++++ Material provided ++++

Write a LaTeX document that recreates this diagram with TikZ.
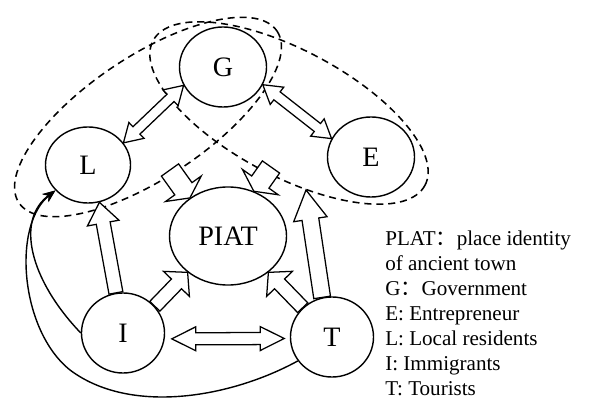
\documentclass[tikz,border=0pt]{standalone}
\usepackage{fontspec}
\setmainfont{Liberation Serif}
\newfontfamily\cjk{Noto Sans CJK SC}
\usepackage{tikz}
\usetikzlibrary{shapes.geometric, arrows.meta, calc}
\tikzstyle{actor} = [ellipse, draw=black, fill=white, line width=1pt, inner sep=0pt, font=\fontsize{20}{24}\selectfont]
\tikzstyle{group} = [line width=1.1pt, dash pattern=on 5pt off 3.5pt]
\tikzstyle{fat} = [draw=black, fill=white, line width=0.9pt, line join=miter]
\tikzstyle{link} = [line width=1pt, -{Stealth[length=9pt, width=7pt]}]
\tikzstyle{legend} = [align=left, inner sep=0pt, font=\fontsize{15}{17.7}\selectfont]

% hollow block arrow: start, tip, shaft half width, head half width, head length
\newcommand{\fatarrow}[5]{%
  \coordinate (hb) at ($(#2)!#5!(#1)$);
  \path[fat] ($(#1)!#3!90:(#2)$) -- ($(hb)!#3!90:(#2)$) -- ($(hb)!#4!90:(#2)$) -- (#2)
    -- ($(hb)!#4!-90:(#2)$) -- ($(hb)!#3!-90:(#2)$) -- ($(#1)!#3!-90:(#2)$) -- cycle;}
% hollow block arrow with two heads
\newcommand{\fatarrowboth}[5]{%
  \coordinate (ha) at ($(#1)!#5!(#2)$);
  \coordinate (hb) at ($(#2)!#5!(#1)$);
  \path[fat] (#1) -- ($(ha)!#4!90:(#2)$) -- ($(ha)!#3!90:(#2)$) -- ($(hb)!#3!90:(#2)$)
    -- ($(hb)!#4!90:(#2)$) -- (#2) -- ($(hb)!#4!-90:(#2)$) -- ($(hb)!#3!-90:(#2)$)
    -- ($(ha)!#3!-90:(#2)$) -- ($(ha)!#4!-90:(#2)$) -- cycle;}

\begin{document}
\begin{tikzpicture}[x=0.025cm, y=-0.025cm]
\useasboundingbox (0,0) rectangle (592,400);

% Groups
\draw[group, rotate around={33.6:(148,117)}] (148,117) ellipse (155 and 61);
\draw[group, rotate around={-28:(289,113)}] (289,113) ellipse (154 and 63);

% Actors
\node (gov) [actor, minimum width=2.175cm, minimum height=2cm] at (223,67) {G};
\node (loc) [actor, minimum width=2.125cm, minimum height=1.9cm] at (88,165) {L};
\node (ent) [actor, minimum width=2.175cm, minimum height=2cm] at (371,157) {E};
\node (piat) [actor, minimum width=2.925cm, minimum height=2.45cm] at (228,236) {PIAT};
\node (imm) [actor, minimum width=2.075cm, minimum height=2cm] at (123,333) {I};
\node (tou) [actor, minimum width=2.075cm, minimum height=2cm] at (332,337) {T};

% Free ends
\coordinate (glside) at (170,170);
\coordinate (geside) at (271,167);
\coordinate (geline) at (306,190);
\coordinate (imright) at ([xshift=5pt]imm.-8);
\coordinate (toleft) at ([xshift=-4pt]tou.182);

% Block arrows
\fatarrowboth{loc.32}{gov.205}{3.6pt}{7.8pt}{12.8pt}
\fatarrowboth{gov.-24}{ent.155}{3.6pt}{7.8pt}{12.8pt}
\fatarrowboth{imright}{toleft}{4.3pt}{8.5pt}{17pt}
\fatarrow{imm.100}{loc.-73}{5pt}{11.4pt}{15pt}
\fatarrow{tou.104}{geline}{6pt}{12pt}{21pt}
\fatarrow{imm.40}{piat.222}{5pt}{12.8pt}{11.4pt}
\fatarrow{tou.135}{piat.-42}{5pt}{12.8pt}{11.4pt}
\fatarrow{glside}{piat.135}{7.5pt}{15.6pt}{8pt}
\fatarrow{geside}{piat.60}{7.5pt}{15.6pt}{8pt}

% Links to L
\draw[link] (imm.west) .. controls (30,280) and (15,220) .. (loc.218);
\draw[link] (tou.215) .. controls (230,398) and (130,415) .. (70,370)
  .. controls (20,330) and (12,225) .. (loc.218);

% Key
\node (key) [legend, anchor=base west] at (385,395) {PLAT{\cjk ：}place identity\\
of ancient town\\
G{\cjk ：}Government\\
E: Entrepreneur\\
L: Local residents\\
I: Immigrants\\
T: Tourists};

\end{tikzpicture}
\end{document}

++++

Aim:
Make an exact copy of the whole listing, but don't bring over any pictures.

Written answer:
Write a LaTeX document that recreates this diagram with TikZ.
\documentclass[tikz,border=0pt]{standalone}
\usepackage{fontspec}
\setmainfont{Liberation Serif}
\newfontfamily\cjk{Noto Sans CJK SC}
\usepackage{tikz}
\usetikzlibrary{shapes.geometric, arrows.meta, calc}
\tikzstyle{actor} = [ellipse, draw=black, fill=white, line width=1pt, inner sep=0pt, font=\fontsize{20}{24}\selectfont]
\tikzstyle{group} = [line width=1.1pt, dash pattern=on 5pt off 3.5pt]
\tikzstyle{fat} = [draw=black, fill=white, line width=0.9pt, line join=miter]
\tikzstyle{link} = [line width=1pt, -{Stealth[length=9pt, width=7pt]}]
\tikzstyle{legend} = [align=left, inner sep=0pt, font=\fontsize{15}{17.7}\selectfont]

% hollow block arrow: start, tip, shaft half width, head half width, head length
\newcommand{\fatarrow}[5]{%
  \coordinate (hb) at ($(#2)!#5!(#1)$);
  \path[fat] ($(#1)!#3!90:(#2)$) -- ($(hb)!#3!90:(#2)$) -- ($(hb)!#4!90:(#2)$) -- (#2)
    -- ($(hb)!#4!-90:(#2)$) -- ($(hb)!#3!-90:(#2)$) -- ($(#1)!#3!-90:(#2)$) -- cycle;}
% hollow block arrow with two heads
\newcommand{\fatarrowboth}[5]{%
  \coordinate (ha) at ($(#1)!#5!(#2)$);
  \coordinate (hb) at ($(#2)!#5!(#1)$);
  \path[fat] (#1) -- ($(ha)!#4!90:(#2)$) -- ($(ha)!#3!90:(#2)$) -- ($(hb)!#3!90:(#2)$)
    -- ($(hb)!#4!90:(#2)$) -- (#2) -- ($(hb)!#4!-90:(#2)$) -- ($(hb)!#3!-90:(#2)$)
    -- ($(ha)!#3!-90:(#2)$) -- ($(ha)!#4!-90:(#2)$) -- cycle;}

\begin{document}
\begin{tikzpicture}[x=0.025cm, y=-0.025cm]
\useasboundingbox (0,0) rectangle (592,400);

% Groups
\draw[group, rotate around={33.6:(148,117)}] (148,117) ellipse (155 and 61);
\draw[group, rotate around={-28:(289,113)}] (289,113) ellipse (154 and 63);

% Actors
\node (gov) [actor, minimum width=2.175cm, minimum height=2cm] at (223,67) {G};
\node (loc) [actor, minimum width=2.125cm, minimum height=1.9cm] at (88,165) {L};
\node (ent) [actor, minimum width=2.175cm, minimum height=2cm] at (371,157) {E};
\node (piat) [actor, minimum width=2.925cm, minimum height=2.45cm] at (228,236) {PIAT};
\node (imm) [actor, minimum width=2.075cm, minimum height=2cm] at (123,333) {I};
\node (tou) [actor, minimum width=2.075cm, minimum height=2cm] at (332,337) {T};

% Free ends
\coordinate (glside) at (170,170);
\coordinate (geside) at (271,167);
\coordinate (geline) at (306,190);
\coordinate (imright) at ([xshift=5pt]imm.-8);
\coordinate (toleft) at ([xshift=-4pt]tou.182);

% Block arrows
\fatarrowboth{loc.32}{gov.205}{3.6pt}{7.8pt}{12.8pt}
\fatarrowboth{gov.-24}{ent.155}{3.6pt}{7.8pt}{12.8pt}
\fatarrowboth{imright}{toleft}{4.3pt}{8.5pt}{17pt}
\fatarrow{imm.100}{loc.-73}{5pt}{11.4pt}{15pt}
\fatarrow{tou.104}{geline}{6pt}{12pt}{21pt}
\fatarrow{imm.40}{piat.222}{5pt}{12.8pt}{11.4pt}
\fatarrow{tou.135}{piat.-42}{5pt}{12.8pt}{11.4pt}
\fatarrow{glside}{piat.135}{7.5pt}{15.6pt}{8pt}
\fatarrow{geside}{piat.60}{7.5pt}{15.6pt}{8pt}

% Links to L
\draw[link] (imm.west) .. controls (30,280) and (15,220) .. (loc.218);
\draw[link] (tou.215) .. controls (230,398) and (130,415) .. (70,370)
  .. controls (20,330) and (12,225) .. (loc.218);

% Key
\node (key) [legend, anchor=base west] at (385,395) {PLAT{\cjk ：}place identity\\
of ancient town\\
G{\cjk ：}Government\\
E: Entrepreneur\\
L: Local residents\\
I: Immigrants\\
T: Tourists};

\end{tikzpicture}
\end{document}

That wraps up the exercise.